Moving from peer-to-peer to a bank is a full mindset shift
Giles explained what it meant for Zopa to move from a peer-to-peer lending model to becoming a regulated bank.
As a peer-to-peer business, Zopa was agile, light, and fast. It did not need to hold capital. Most income came from fees, and decisions could be made quickly.
Becoming a bank changed everything. You need to raise large amounts of capital before you can lend money. Income is higher, but you also carry more responsibility. You answer to regulators, and shift to thinking years ahead, not just months. The culture changes from experimental to long-term and accountable.
This wasn’t just a brand refresh, it completely changed how the business thought, operated, and planned, with new people, systems, and leadership.
The hardest part is changing the team, not the product
Giles was very open about one reality most founders avoid. The people who are perfect for the early stage are rarely the right people for the scaling stage.
Early employees are generalists, creative, fast, and willing to do anything.
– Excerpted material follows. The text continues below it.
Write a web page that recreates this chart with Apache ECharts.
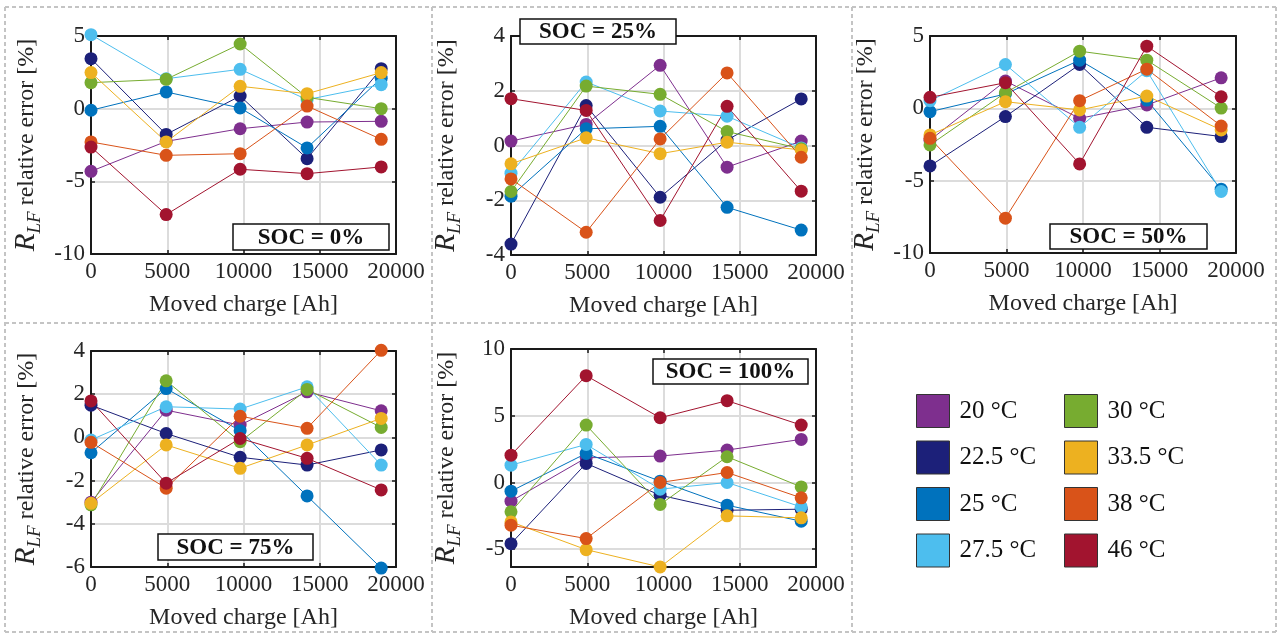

But as the company grows, you need specialists, experience, and structure, which often means letting go of some of the people who helped you get started, and that may include yourself.
Giles replaced himself as CEO before anyone forced him to
This was the moment that captured the room.
Giles hired someone from Capital One to join as COO. After a year, it became clear this person was running most of the company more effectively. Giles made the call to promote him to CEO and moved into the Chair role himself.
It wasn’t a reaction to a crisis, it was a deliberate choice made early, from a position of confidence rather than under pressure. He said it only worked because there was deep mutual trust. The new CEO respected Zopa’s culture. He was not there to overwrite it, he was there to protect and evolve it.